### WHAT YOU ARE ASKED TO DO
Copy all lines holding the word "this" from the entries.

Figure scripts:

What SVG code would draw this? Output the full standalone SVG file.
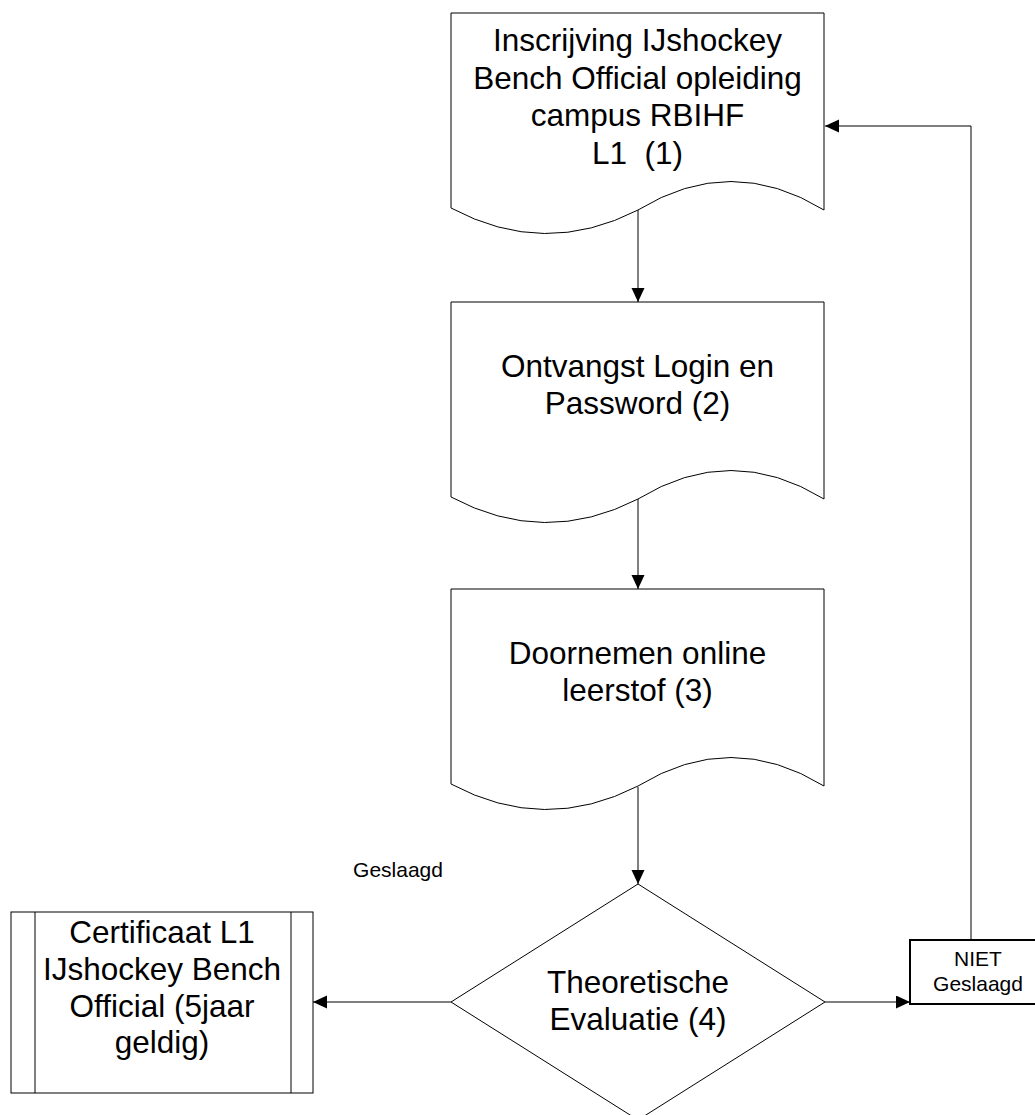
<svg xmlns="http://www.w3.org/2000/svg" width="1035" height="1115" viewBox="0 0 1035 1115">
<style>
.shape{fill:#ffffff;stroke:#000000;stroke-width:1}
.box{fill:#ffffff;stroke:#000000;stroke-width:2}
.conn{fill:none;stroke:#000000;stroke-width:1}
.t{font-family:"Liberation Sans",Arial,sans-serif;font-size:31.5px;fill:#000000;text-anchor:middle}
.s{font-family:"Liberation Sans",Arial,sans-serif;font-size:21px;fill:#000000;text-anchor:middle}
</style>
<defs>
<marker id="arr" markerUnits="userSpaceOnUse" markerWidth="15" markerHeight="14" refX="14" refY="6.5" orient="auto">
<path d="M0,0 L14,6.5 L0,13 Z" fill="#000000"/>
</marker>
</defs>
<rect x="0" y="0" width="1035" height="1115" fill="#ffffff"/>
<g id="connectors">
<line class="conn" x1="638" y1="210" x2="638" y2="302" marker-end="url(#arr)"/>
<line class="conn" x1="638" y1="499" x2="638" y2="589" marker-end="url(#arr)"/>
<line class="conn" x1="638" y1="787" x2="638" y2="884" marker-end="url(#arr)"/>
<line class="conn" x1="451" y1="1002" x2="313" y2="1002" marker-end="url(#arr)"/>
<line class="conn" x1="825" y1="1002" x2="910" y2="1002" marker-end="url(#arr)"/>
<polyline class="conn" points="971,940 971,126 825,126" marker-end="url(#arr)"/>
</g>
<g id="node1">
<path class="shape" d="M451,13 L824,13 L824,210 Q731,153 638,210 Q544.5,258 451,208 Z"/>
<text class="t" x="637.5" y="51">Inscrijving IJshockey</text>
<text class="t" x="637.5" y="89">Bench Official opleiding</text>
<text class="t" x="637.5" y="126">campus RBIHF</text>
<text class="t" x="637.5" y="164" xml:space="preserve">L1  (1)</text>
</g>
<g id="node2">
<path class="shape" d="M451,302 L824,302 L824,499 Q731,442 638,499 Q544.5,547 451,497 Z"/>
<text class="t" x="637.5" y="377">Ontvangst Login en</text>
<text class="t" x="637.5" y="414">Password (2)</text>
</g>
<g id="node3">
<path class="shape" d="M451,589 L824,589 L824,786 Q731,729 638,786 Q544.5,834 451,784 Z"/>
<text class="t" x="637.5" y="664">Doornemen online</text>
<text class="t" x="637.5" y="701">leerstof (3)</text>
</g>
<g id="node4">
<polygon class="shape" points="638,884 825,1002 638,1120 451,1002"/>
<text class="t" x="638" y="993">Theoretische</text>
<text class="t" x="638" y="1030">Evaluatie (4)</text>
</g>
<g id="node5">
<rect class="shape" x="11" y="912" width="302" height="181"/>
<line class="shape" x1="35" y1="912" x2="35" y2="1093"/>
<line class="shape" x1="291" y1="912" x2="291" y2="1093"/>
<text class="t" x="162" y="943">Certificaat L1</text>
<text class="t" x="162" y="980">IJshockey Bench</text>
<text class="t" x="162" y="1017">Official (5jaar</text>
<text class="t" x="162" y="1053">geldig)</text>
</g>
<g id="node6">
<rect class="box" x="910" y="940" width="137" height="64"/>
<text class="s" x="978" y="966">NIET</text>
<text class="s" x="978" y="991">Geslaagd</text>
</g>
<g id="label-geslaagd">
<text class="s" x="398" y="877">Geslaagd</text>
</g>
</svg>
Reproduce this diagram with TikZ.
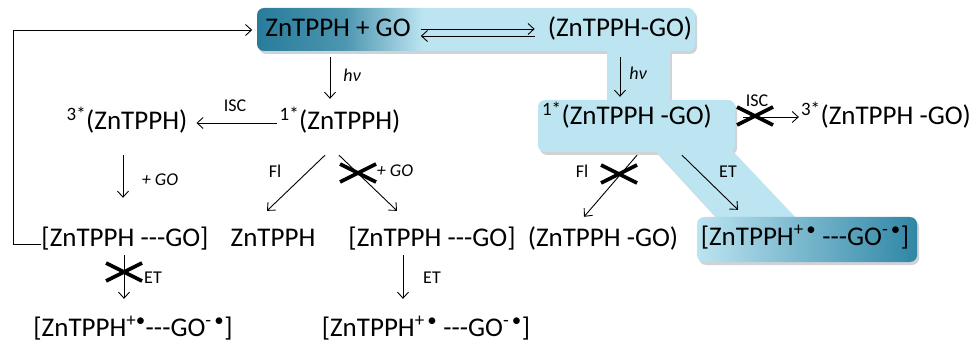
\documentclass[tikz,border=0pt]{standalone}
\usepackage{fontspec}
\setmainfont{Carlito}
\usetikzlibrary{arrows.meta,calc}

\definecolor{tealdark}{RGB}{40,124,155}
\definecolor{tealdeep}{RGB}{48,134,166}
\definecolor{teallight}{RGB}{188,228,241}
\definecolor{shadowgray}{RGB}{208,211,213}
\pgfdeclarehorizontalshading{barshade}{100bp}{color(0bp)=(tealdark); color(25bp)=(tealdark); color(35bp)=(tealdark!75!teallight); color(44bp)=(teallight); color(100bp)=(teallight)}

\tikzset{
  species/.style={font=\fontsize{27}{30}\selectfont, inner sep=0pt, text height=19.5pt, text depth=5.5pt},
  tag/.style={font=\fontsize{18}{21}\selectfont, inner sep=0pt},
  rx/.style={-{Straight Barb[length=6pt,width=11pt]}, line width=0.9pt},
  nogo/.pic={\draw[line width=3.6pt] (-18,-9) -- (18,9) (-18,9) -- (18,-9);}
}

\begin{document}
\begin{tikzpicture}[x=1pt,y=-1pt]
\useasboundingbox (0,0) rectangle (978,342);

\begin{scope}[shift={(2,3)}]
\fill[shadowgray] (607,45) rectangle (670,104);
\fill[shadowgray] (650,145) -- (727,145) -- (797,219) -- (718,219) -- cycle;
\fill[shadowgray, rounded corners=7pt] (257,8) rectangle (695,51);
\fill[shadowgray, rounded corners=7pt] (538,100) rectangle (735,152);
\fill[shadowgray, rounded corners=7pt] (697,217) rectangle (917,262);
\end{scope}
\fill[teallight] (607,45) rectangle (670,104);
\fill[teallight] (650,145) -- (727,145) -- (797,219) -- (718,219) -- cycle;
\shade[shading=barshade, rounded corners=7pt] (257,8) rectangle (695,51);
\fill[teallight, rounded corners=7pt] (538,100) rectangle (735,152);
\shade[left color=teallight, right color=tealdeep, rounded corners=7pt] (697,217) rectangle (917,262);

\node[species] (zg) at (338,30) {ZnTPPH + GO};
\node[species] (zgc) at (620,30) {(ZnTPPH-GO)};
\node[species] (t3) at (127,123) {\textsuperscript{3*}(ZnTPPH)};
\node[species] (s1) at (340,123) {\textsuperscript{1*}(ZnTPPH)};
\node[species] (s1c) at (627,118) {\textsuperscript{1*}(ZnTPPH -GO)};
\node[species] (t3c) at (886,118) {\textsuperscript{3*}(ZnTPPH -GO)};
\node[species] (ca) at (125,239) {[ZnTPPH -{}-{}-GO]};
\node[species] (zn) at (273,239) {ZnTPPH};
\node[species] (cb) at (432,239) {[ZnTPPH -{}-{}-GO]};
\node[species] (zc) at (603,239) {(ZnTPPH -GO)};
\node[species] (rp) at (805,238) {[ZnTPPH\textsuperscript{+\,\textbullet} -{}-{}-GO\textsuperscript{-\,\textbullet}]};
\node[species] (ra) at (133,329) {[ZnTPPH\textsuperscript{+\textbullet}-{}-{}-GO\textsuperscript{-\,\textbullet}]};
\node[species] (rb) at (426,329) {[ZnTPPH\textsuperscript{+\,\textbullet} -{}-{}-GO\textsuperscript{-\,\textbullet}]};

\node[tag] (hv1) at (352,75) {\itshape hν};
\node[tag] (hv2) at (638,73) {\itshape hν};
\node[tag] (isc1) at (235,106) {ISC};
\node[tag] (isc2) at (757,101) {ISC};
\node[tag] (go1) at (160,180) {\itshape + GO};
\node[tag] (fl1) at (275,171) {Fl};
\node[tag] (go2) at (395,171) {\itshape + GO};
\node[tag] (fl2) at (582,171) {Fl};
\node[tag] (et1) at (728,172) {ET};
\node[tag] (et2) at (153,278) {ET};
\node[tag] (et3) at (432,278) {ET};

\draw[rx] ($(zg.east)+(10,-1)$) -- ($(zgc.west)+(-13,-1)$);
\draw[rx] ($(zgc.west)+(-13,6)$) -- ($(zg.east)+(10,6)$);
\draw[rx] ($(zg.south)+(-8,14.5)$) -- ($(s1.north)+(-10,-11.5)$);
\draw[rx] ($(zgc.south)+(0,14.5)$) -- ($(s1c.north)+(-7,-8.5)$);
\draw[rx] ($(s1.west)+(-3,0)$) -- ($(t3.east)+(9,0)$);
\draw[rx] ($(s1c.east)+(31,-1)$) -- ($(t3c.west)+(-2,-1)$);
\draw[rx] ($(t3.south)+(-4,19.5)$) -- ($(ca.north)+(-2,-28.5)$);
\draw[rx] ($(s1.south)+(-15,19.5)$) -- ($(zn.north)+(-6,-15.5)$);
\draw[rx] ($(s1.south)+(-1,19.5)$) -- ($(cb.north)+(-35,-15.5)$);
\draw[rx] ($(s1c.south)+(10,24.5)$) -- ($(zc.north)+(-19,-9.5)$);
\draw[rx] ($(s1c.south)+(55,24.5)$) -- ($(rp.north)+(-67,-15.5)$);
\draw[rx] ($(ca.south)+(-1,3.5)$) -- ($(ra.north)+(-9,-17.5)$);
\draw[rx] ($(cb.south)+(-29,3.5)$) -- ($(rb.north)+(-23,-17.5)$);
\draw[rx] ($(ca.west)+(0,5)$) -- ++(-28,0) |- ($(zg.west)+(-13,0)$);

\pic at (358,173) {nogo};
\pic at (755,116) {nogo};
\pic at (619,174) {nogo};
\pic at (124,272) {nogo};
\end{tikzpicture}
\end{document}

### WRITTEN RESPONSE
What SVG code would draw this? Output the full standalone SVG file.
Reproduce this diagram with TikZ.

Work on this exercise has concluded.